Classical-to-quantum convolutional neural network transfer learning

Machine learning using quantum convolutional neural networks (QCNNs) has demonstrated success in both quantum and classical data classification. In previous studies, QCNNs attained a higher classification accuracy than their classical counterparts under the same training conditions in the few-parameter regime. However, the general performance of large-scale quantum models is difficult to examine because of the limited size of quantum circuits, which can be reliably implemented in the near future. We propose transfer learning as an effective strategy for utilizing small QCNNs in the noisy intermediate-scale quantum era to the full extent. In the classical-to-quantum transfer learning framework, a QCNN can solve complex classification problems without requiring a large-scale quantum circuit by utilizing a pre-trained classical convolutional neural network (CNN). We perform numerical simulations of QCNN models with various sets of quantum convolution and pooling operations for MNIST data classification under transfer learning, in which a classical CNN is trained with Fashion-MNIST data. The results show that transfer learning from classical to quantum CNN performs considerably better than purely classical transfer learning models under similar training conditions.

Variational Quantum Approximate Support Vector Machine With Inference Transfer

A kernel-based quantum classifier is the most interesting and powerful quantum machine learning technique for hyperlinear classification of complex data, which can be easily realized in shallow-depth quantum circuits such as a SWAP test classifier. Surprisingly, a support vector machine can be realized inherently and explicitly on these circuits by introduction of a variational scheme to map the quadratic optimization problem of the SVM theory to a quantum-classical variational optimization problem. This scheme is realized with parameterized quantum circuits (PQC) to create a nonuniform weight vector to index qubits that can evaluate training loss and classification score in a linear time. We train the classical parameters of this Variational Quantum Approximate Support Vector Machine (VQASVM), which can be transferred to many copies of other VQASVM decision inference circuits for classification of new query data. Our VQASVM algorithm is experimented with toy example data sets on cloud-based quantum machines for feasibility evaluation, and numerically investigated to evaluate its performance on a standard iris flower data set. The accuracy of iris data classification reached 98.8%.

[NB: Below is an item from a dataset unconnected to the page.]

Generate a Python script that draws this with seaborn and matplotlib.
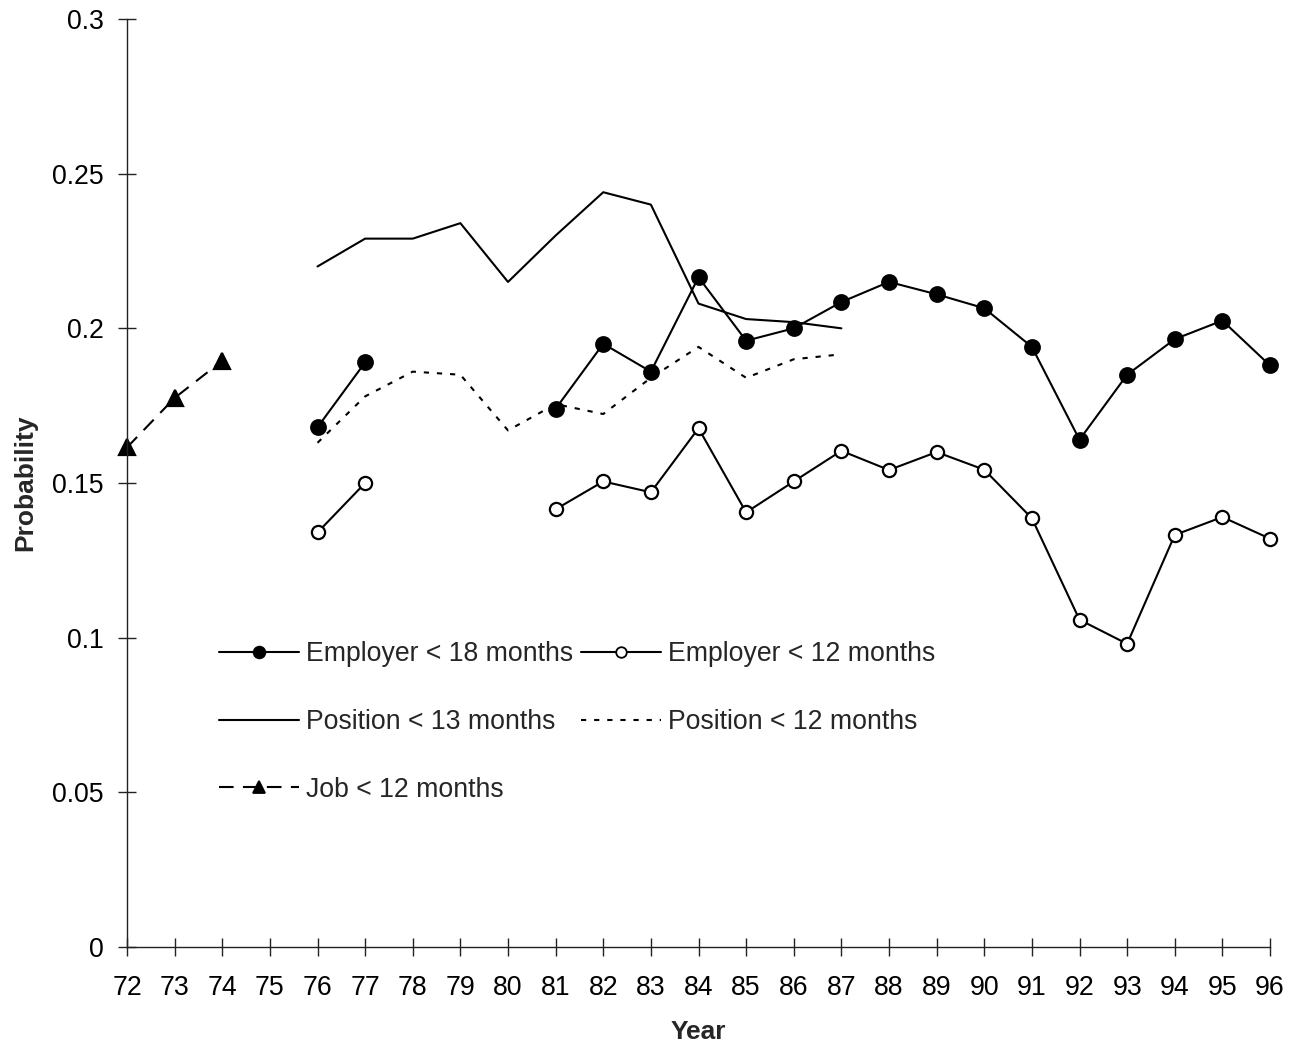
import numpy as np
import pandas as pd
import matplotlib
matplotlib.use("Agg")
import matplotlib.pyplot as plt
from matplotlib.lines import Line2D
import seaborn as sns

nan = np.nan

# Datos
years = list(range(72, 97))
employer_18 = [nan, nan, nan, nan, 0.168, 0.189, nan, nan, nan,
               0.174, 0.195, 0.186, 0.2165, 0.196, 0.200, 0.2085, 0.215,
               0.211, 0.2065, 0.194, 0.164, 0.185, 0.1965, 0.2025, 0.188]
employer_12 = [nan, nan, nan, nan, 0.134, 0.150, nan, nan, nan,
               0.1415, 0.1505, 0.147, 0.1677, 0.1405, 0.1505, 0.1604, 0.1542,
               0.160, 0.1543, 0.1386, 0.1058, 0.098, 0.1332, 0.139, 0.132]
position_13 = [nan, nan, nan, nan, 0.220, 0.229, 0.229, 0.234, 0.215,
               0.230, 0.244, 0.240, 0.208, 0.203, 0.202, 0.200,
               nan, nan, nan, nan, nan, nan, nan, nan, nan]
position_12 = [nan, nan, nan, nan, 0.163, 0.178, 0.186, 0.185, 0.167,
               0.1755, 0.1723, 0.184, 0.194, 0.184, 0.190, 0.1916,
               nan, nan, nan, nan, nan, nan, nan, nan, nan]
job_12 = [0.1615, 0.1775, 0.1895] + [nan] * 22

sns.set_theme(style="ticks")
plt.rcParams["font.family"] = ["Liberation Sans", "DejaVu Sans"]

fig = plt.figure(figsize=(12.9, 10.47), dpi=100)
ax = fig.add_axes([127 / 1290, 1 - 947 / 1047, (1270 - 127) / 1290, (947 - 19) / 1047])

lw = 1.5
fs = 19.2
styles = {
    "Employer < 18 months": dict(marker="o", markersize=10.5, markerfacecolor="black",
                                 linestyle="-"),
    "Employer < 12 months": dict(marker="o", markersize=9.5, markerfacecolor="white",
                                 linestyle="-"),
    "Position < 13 months": dict(marker=None, linestyle="-"),
    "Position < 12 months": dict(marker=None, linestyle=(0, (2.5, 3.8))),
    "Job < 12 months": dict(marker="^", markersize=11, markerfacecolor="black",
                            linestyle=(0, (7, 4.5))),
}
series = {
    "Employer < 18 months": employer_18,
    "Employer < 12 months": employer_12,
    "Position < 13 months": position_13,
    "Position < 12 months": position_12,
    "Job < 12 months": job_12,
}

# dibujar cada tramo continuo por separado (los huecos no se unen)
for name, vals in series.items():
    df = pd.DataFrame({"year": years, "value": vals})
    df["seg"] = df["value"].isna().cumsum()
    df = df.dropna()
    for _, seg in df.groupby("seg"):
        sns.lineplot(data=seg, x="year", y="value", ax=ax, color="black", linewidth=lw,
                     markeredgecolor="black", markeredgewidth=1.6, clip_on=False,
                     **styles[name])

ax.set_xlim(72, 96)
ax.set_ylim(0, 0.3)
ax.set_xticks(years)
ax.set_xticklabels([str(y) for y in years])
ax.set_yticks([0, 0.05, 0.1, 0.15, 0.2, 0.25, 0.3])
ax.set_yticklabels(["0", "0.05", "0.1", "0.15", "0.2", "0.25", "0.3"])
ax.tick_params(axis="both", direction="inout", length=13, width=1, color="#222222",
               labelsize=fs, labelcolor="black")
ax.tick_params(axis="y", pad=10)
ax.tick_params(axis="x", pad=14)
for s in ["top", "right"]:
    ax.spines[s].set_visible(False)
for s in ["left", "bottom"]:
    ax.spines[s].set_color("#222222")
    ax.spines[s].set_linewidth(1)

ax.set_xlabel("Year", fontsize=19, fontweight="bold", labelpad=13)
ax.set_ylabel("Probability", fontsize=19, fontweight="bold", labelpad=11)

# leyenda en el orden del original (por columnas)
order = ["Employer < 18 months", "Position < 13 months", "Job < 12 months",
         "Employer < 12 months", "Position < 12 months"]
handles = [Line2D([], [], color="black", linewidth=lw, markeredgecolor="black",
                  markeredgewidth=1.3, **styles[n]) for n in order]
ax.legend(handles, order, ncol=2, frameon=False, fontsize=fs, markerscale=0.8,
          handlelength=3.0, handletextpad=0.26, columnspacing=0.3, labelspacing=1.57,
          borderpad=0, borderaxespad=0, loc="upper left",
          bbox_to_anchor=(219 / 1290, 1 - 641 / 1047), bbox_transform=fig.transFigure)

fig.savefig("out.png", dpi=100)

A divide-and-conquer algorithm for quantum state preparation

Advantages in several fields of research and industry are expected with the rise of quantum computers. However, the computational cost to load classical data in quantum computers can impose restrictions on possible quantum speedups. Known algorithms to create arbitrary quantum states require quantum circuits with depth O(N) to load an N-dimensional vector. Here, we show that it is possible to load an N-dimensional vector with a quantum circuit with polylogarithmic depth and entangled information in ancillary qubits. Results show that we can efficiently load data in quantum devices using a divide-and-conquer strategy to exchange computational time for space. We demonstrate a proof of concept on a real quantum device and present two applications for quantum machine learning. We expect that this new loading strategy allows the quantum speedup of tasks that require to load a significant volume of information to quantum devices.